Saturday, July 18, 2009

Charles Krauthammer Gets Even Stupider




How can we leave behind the wonder and glory of the moon?

Let's see, the country is in its worst financial crisis since the Great Depression, the deficit is projected to be around a trillion dollars, yeah, let's go back to the fucking moon! Let's spend a ton of money on another moon landing just because it was fucking cool the first time. That can't really be the reason, right? Krauthammer must have some practical reason for suggesting re-starting the space program, right? No. Not really.

Why do it? It's not for practicality. We didn't go to the moon to spin off cooling suits and freeze-dried fruit. Any technological return is a bonus, not a reason. We go for the wonder and glory of it.





Ah, the wonder and glory of, um a dead hunk of rock in the sky?












Are you serious? A member of the far right is suggesting a massive federal government spending program and the only justification is the "wonder and glory?" Don't we have problems here on Earth we could better spend money on?

Don't we have problems here on Earth? Oh please. Poverty and disease and social ills will always be with us. If we'd waited for them to be rectified before venturing out, we'd still be living in caves.

Oh, touche' Charles! Um, one quibble. The difference is that moving out of caves and into houses with doors and locks meant a much higher degree of protection from wild animals and the elements, where going to the moon is just pretty fucking cool. Many would argue that safety is actually more important than being cool. In fact, pretty much everyone but you, the Fonz, and the guys from Jackass.

After countless millennia of gazing and dreaming, we finally got off the ground at Kitty Hawk in 1903. Within 66 years, a nanosecond in human history, we'd landed on the moon. We've done it with the most beautiful, intricate, complicated -- and ultimately, hopelessly impractical -- machine ever built by man: the space shuttle. We turned this magnificent bird into a truck for hauling goods and people to a tinkertoy we call the International Space Station, itself created in a fit of post-Cold War internationalist absentmindedness as a place where people of differing nationality can sing "Kumbaya" while weightless.

So the US space program is of vital importance, bu the International Space Station, well that's just a "tinkertoy" suited only for the singing of corny folk songs? Oh, yeah that makes sense.

The shuttle is now too dangerous, too fragile and too expensive. Seven more flights and then it is retired, going -- like the Spruce Goose and the Concorde -- into the museum of Things Too Beautiful And Complicated To Survive.

Who knew the caustic, venomous Charles Krauthammer was capable of waxing so poetic over a large piece of machinery?

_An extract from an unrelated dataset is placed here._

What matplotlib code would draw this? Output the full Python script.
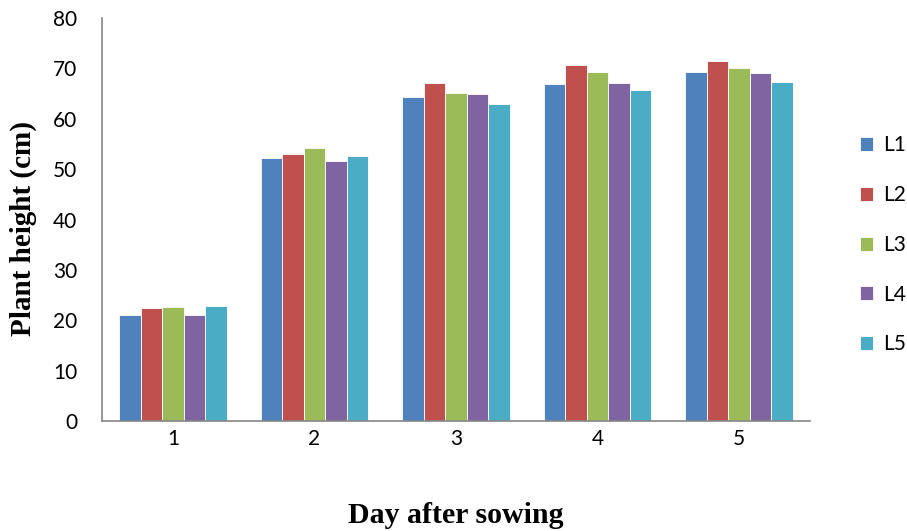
import numpy as np
import matplotlib.pyplot as plt

# Plant height per day after sowing for five lines
days = ['1', '2', '3', '4', '5']
series_names = ['L1', 'L2', 'L3', 'L4', 'L5']
L1 = [21.0, 52.2, 64.4, 66.9, 69.3]
L2 = [22.4, 53.1, 67.1, 70.7, 71.4]
L3 = [22.6, 54.2, 65.2, 69.2, 70.0]
L4 = [21.0, 51.6, 64.9, 67.2, 69.1]
L5 = [22.8, 52.7, 63.0, 65.7, 67.4]
colors = ['#4F81BD', '#C0504D', '#9BBB59', '#8064A2', '#4BACC6']

fig = plt.figure(figsize=(9.07, 5.31), dpi=100)
ax = fig.add_axes([0.1125, 0.2072, 0.7805, 0.7588])

x = np.arange(len(days))
w = 0.152
for i, (vals, name) in enumerate(zip([L1, L2, L3, L4, L5], series_names)):
    ax.bar(x + (i - 2) * w, vals, width=w, color=colors[i], label=name,
           edgecolor='white', linewidth=0.6)

ax.set_xlim(-0.5, 4.5)
ax.set_ylim(0, 80)
ax.set_yticks(range(0, 81, 10))
ax.set_xticks(x)
ax.set_xticklabels(days)

for lab in ax.get_xticklabels() + ax.get_yticklabels():
    lab.set_fontfamily('Lato')
    lab.set_fontsize(15)
ax.tick_params(axis='both', length=0)
ax.tick_params(axis='x', pad=6)
ax.tick_params(axis='y', pad=18)

for s in ['top', 'right']:
    ax.spines[s].set_visible(False)
for s in ['left', 'bottom']:
    ax.spines[s].set_color('#868686')
    ax.spines[s].set_linewidth(1.2)

ax.set_xlabel('Day after sowing', fontfamily='Liberation Serif',
              fontweight='bold', fontsize=21.5, labelpad=38)
ax.set_ylabel('Plant height (cm)', fontfamily='Liberation Serif',
              fontweight='bold', fontsize=21)
ax.yaxis.set_label_coords(-0.092, 0.478)

ax.legend(loc='center left', bbox_to_anchor=(1.044, 0.437), frameon=False,
          prop={'family': 'Lato', 'size': 15}, handlelength=0.65,
          handleheight=0.65, handletextpad=0.45, labelspacing=1.43)

fig.savefig('out.png', dpi=100)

Fourteen months from today, for the first time since 1962, the U.S. will be incapable not just of sending a man to the moon but of sending anyone into Earth orbit. We'll be totally grounded. We'll have to beg a ride from the Russians or perhaps even the Chinese.

Or we could grow the fuck up. The only reason we ever went to the moon was to show up the Russians. We could stand on the surface of the moon and shout "look what I can do!" like a playground showoff. What are we going to prove by doing it again?

Charles, go back to your science fiction comic books and dream of mating with Barbarella in zero gravity and stop embarrassing yourself in print.